■ THE REQUEST
Go through the listing and copy every line word for word.

--- start INFORMATION SUPPLIED ---

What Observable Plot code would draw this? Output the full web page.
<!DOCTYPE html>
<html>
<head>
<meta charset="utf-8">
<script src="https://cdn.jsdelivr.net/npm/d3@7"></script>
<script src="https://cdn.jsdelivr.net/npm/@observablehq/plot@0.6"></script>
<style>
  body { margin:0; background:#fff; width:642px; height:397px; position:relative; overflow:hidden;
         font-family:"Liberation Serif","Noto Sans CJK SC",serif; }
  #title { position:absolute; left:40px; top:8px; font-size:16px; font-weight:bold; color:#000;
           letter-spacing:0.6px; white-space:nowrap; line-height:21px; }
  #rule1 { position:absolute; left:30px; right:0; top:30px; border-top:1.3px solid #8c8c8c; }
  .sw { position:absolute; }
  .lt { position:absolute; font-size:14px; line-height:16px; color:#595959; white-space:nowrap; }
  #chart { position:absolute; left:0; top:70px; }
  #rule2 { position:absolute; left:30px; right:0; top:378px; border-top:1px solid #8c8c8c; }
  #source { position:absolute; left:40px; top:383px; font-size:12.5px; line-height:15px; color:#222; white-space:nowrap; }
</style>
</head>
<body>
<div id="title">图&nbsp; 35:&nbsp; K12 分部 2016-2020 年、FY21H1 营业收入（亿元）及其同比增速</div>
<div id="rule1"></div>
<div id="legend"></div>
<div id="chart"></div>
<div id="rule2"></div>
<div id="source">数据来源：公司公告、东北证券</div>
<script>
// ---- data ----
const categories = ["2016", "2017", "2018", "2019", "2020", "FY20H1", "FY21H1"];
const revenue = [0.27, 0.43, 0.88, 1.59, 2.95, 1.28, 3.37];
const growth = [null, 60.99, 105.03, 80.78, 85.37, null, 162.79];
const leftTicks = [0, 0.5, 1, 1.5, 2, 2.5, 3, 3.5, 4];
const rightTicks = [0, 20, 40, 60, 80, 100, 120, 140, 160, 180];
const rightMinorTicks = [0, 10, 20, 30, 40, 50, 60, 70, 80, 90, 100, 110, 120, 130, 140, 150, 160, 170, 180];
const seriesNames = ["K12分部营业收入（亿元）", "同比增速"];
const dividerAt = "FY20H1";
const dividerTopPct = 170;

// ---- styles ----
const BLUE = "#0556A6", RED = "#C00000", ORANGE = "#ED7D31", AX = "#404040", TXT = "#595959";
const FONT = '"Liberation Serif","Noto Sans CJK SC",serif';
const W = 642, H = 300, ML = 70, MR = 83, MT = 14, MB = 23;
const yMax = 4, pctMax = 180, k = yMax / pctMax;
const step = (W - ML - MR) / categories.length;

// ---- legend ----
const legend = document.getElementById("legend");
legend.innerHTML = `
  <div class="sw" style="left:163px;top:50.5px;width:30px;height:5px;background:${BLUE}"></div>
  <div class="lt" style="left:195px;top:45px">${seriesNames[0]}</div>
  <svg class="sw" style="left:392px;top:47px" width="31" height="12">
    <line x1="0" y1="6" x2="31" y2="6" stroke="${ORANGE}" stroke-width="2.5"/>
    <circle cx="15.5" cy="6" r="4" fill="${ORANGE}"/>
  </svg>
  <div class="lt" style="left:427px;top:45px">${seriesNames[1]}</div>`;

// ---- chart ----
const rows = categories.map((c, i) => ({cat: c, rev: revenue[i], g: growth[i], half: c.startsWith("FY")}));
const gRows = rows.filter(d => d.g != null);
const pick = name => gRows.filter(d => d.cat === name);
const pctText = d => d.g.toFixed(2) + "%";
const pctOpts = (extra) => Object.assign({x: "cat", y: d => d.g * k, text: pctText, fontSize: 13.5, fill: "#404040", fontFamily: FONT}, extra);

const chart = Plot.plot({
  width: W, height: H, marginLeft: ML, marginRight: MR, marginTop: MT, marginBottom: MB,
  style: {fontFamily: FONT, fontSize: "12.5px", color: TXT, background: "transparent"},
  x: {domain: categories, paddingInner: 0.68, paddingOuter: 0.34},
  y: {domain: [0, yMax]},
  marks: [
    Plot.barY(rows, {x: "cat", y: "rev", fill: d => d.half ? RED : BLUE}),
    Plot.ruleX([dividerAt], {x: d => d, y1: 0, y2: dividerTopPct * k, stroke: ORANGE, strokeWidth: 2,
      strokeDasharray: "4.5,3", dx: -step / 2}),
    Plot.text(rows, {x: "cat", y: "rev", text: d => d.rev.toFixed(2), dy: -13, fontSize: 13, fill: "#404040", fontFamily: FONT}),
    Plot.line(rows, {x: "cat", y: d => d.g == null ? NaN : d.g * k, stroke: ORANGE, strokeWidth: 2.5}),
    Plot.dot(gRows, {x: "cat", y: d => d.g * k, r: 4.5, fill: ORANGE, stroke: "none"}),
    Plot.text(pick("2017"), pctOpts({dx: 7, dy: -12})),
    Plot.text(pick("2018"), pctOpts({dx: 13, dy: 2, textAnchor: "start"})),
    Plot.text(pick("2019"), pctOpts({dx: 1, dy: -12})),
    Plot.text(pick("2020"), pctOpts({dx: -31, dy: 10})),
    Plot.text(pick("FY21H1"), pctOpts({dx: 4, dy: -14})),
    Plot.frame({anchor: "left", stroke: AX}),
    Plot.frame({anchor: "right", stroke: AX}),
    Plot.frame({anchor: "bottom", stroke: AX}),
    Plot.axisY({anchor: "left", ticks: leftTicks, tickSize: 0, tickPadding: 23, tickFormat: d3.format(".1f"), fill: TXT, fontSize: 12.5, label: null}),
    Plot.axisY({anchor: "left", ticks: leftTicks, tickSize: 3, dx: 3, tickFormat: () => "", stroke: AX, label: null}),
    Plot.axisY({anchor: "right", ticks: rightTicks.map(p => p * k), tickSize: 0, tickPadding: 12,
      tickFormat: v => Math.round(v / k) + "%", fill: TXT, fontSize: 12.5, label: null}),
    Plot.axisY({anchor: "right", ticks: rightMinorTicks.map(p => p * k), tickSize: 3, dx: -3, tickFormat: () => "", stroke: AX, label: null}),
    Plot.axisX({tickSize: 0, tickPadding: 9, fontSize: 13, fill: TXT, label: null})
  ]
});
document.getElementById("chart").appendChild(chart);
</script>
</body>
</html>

--- end INFORMATION SUPPLIED ---

■ SOLUTION FOR THIS PROBLEM
What Observable Plot code would draw this? Output the full web page.
<!DOCTYPE html>
<html>
<head>
<meta charset="utf-8">
<script src="https://cdn.jsdelivr.net/npm/d3@7"></script>
<script src="https://cdn.jsdelivr.net/npm/@observablehq/plot@0.6"></script>
<style>
  body { margin:0; background:#fff; width:642px; height:397px; position:relative; overflow:hidden;
         font-family:"Liberation Serif","Noto Sans CJK SC",serif; }
  #title { position:absolute; left:40px; top:8px; font-size:16px; font-weight:bold; color:#000;
           letter-spacing:0.6px; white-space:nowrap; line-height:21px; }
  #rule1 { position:absolute; left:30px; right:0; top:30px; border-top:1.3px solid #8c8c8c; }
  .sw { position:absolute; }
  .lt { position:absolute; font-size:14px; line-height:16px; color:#595959; white-space:nowrap; }
  #chart { position:absolute; left:0; top:70px; }
  #rule2 { position:absolute; left:30px; right:0; top:378px; border-top:1px solid #8c8c8c; }
  #source { position:absolute; left:40px; top:383px; font-size:12.5px; line-height:15px; color:#222; white-space:nowrap; }
</style>
</head>
<body>
<div id="title">图&nbsp; 35:&nbsp; K12 分部 2016-2020 年、FY21H1 营业收入（亿元）及其同比增速</div>
<div id="rule1"></div>
<div id="legend"></div>
<div id="chart"></div>
<div id="rule2"></div>
<div id="source">数据来源：公司公告、东北证券</div>
<script>
// ---- data ----
const categories = ["2016", "2017", "2018", "2019", "2020", "FY20H1", "FY21H1"];
const revenue = [0.27, 0.43, 0.88, 1.59, 2.95, 1.28, 3.37];
const growth = [null, 60.99, 105.03, 80.78, 85.37, null, 162.79];
const leftTicks = [0, 0.5, 1, 1.5, 2, 2.5, 3, 3.5, 4];
const rightTicks = [0, 20, 40, 60, 80, 100, 120, 140, 160, 180];
const rightMinorTicks = [0, 10, 20, 30, 40, 50, 60, 70, 80, 90, 100, 110, 120, 130, 140, 150, 160, 170, 180];
const seriesNames = ["K12分部营业收入（亿元）", "同比增速"];
const dividerAt = "FY20H1";
const dividerTopPct = 170;

// ---- styles ----
const BLUE = "#0556A6", RED = "#C00000", ORANGE = "#ED7D31", AX = "#404040", TXT = "#595959";
const FONT = '"Liberation Serif","Noto Sans CJK SC",serif';
const W = 642, H = 300, ML = 70, MR = 83, MT = 14, MB = 23;
const yMax = 4, pctMax = 180, k = yMax / pctMax;
const step = (W - ML - MR) / categories.length;

// ---- legend ----
const legend = document.getElementById("legend");
legend.innerHTML = `
  <div class="sw" style="left:163px;top:50.5px;width:30px;height:5px;background:${BLUE}"></div>
  <div class="lt" style="left:195px;top:45px">${seriesNames[0]}</div>
  <svg class="sw" style="left:392px;top:47px" width="31" height="12">
    <line x1="0" y1="6" x2="31" y2="6" stroke="${ORANGE}" stroke-width="2.5"/>
    <circle cx="15.5" cy="6" r="4" fill="${ORANGE}"/>
  </svg>
  <div class="lt" style="left:427px;top:45px">${seriesNames[1]}</div>`;

// ---- chart ----
const rows = categories.map((c, i) => ({cat: c, rev: revenue[i], g: growth[i], half: c.startsWith("FY")}));
const gRows = rows.filter(d => d.g != null);
const pick = name => gRows.filter(d => d.cat === name);
const pctText = d => d.g.toFixed(2) + "%";
const pctOpts = (extra) => Object.assign({x: "cat", y: d => d.g * k, text: pctText, fontSize: 13.5, fill: "#404040", fontFamily: FONT}, extra);

const chart = Plot.plot({
  width: W, height: H, marginLeft: ML, marginRight: MR, marginTop: MT, marginBottom: MB,
  style: {fontFamily: FONT, fontSize: "12.5px", color: TXT, background: "transparent"},
  x: {domain: categories, paddingInner: 0.68, paddingOuter: 0.34},
  y: {domain: [0, yMax]},
  marks: [
    Plot.barY(rows, {x: "cat", y: "rev", fill: d => d.half ? RED : BLUE}),
    Plot.ruleX([dividerAt], {x: d => d, y1: 0, y2: dividerTopPct * k, stroke: ORANGE, strokeWidth: 2,
      strokeDasharray: "4.5,3", dx: -step / 2}),
    Plot.text(rows, {x: "cat", y: "rev", text: d => d.rev.toFixed(2), dy: -13, fontSize: 13, fill: "#404040", fontFamily: FONT}),
    Plot.line(rows, {x: "cat", y: d => d.g == null ? NaN : d.g * k, stroke: ORANGE, strokeWidth: 2.5}),
    Plot.dot(gRows, {x: "cat", y: d => d.g * k, r: 4.5, fill: ORANGE, stroke: "none"}),
    Plot.text(pick("2017"), pctOpts({dx: 7, dy: -12})),
    Plot.text(pick("2018"), pctOpts({dx: 13, dy: 2, textAnchor: "start"})),
    Plot.text(pick("2019"), pctOpts({dx: 1, dy: -12})),
    Plot.text(pick("2020"), pctOpts({dx: -31, dy: 10})),
    Plot.text(pick("FY21H1"), pctOpts({dx: 4, dy: -14})),
    Plot.frame({anchor: "left", stroke: AX}),
    Plot.frame({anchor: "right", stroke: AX}),
    Plot.frame({anchor: "bottom", stroke: AX}),
    Plot.axisY({anchor: "left", ticks: leftTicks, tickSize: 0, tickPadding: 23, tickFormat: d3.format(".1f"), fill: TXT, fontSize: 12.5, label: null}),
    Plot.axisY({anchor: "left", ticks: leftTicks, tickSize: 3, dx: 3, tickFormat: () => "", stroke: AX, label: null}),
    Plot.axisY({anchor: "right", ticks: rightTicks.map(p => p * k), tickSize: 0, tickPadding: 12,
      tickFormat: v => Math.round(v / k) + "%", fill: TXT, fontSize: 12.5, label: null}),
    Plot.axisY({anchor: "right", ticks: rightMinorTicks.map(p => p * k), tickSize: 3, dx: -3, tickFormat: () => "", stroke: AX, label: null}),
    Plot.axisX({tickSize: 0, tickPadding: 9, fontSize: 13, fill: TXT, label: null})
  ]
});
document.getElementById("chart").appendChild(chart);
</script>
</body>
</html>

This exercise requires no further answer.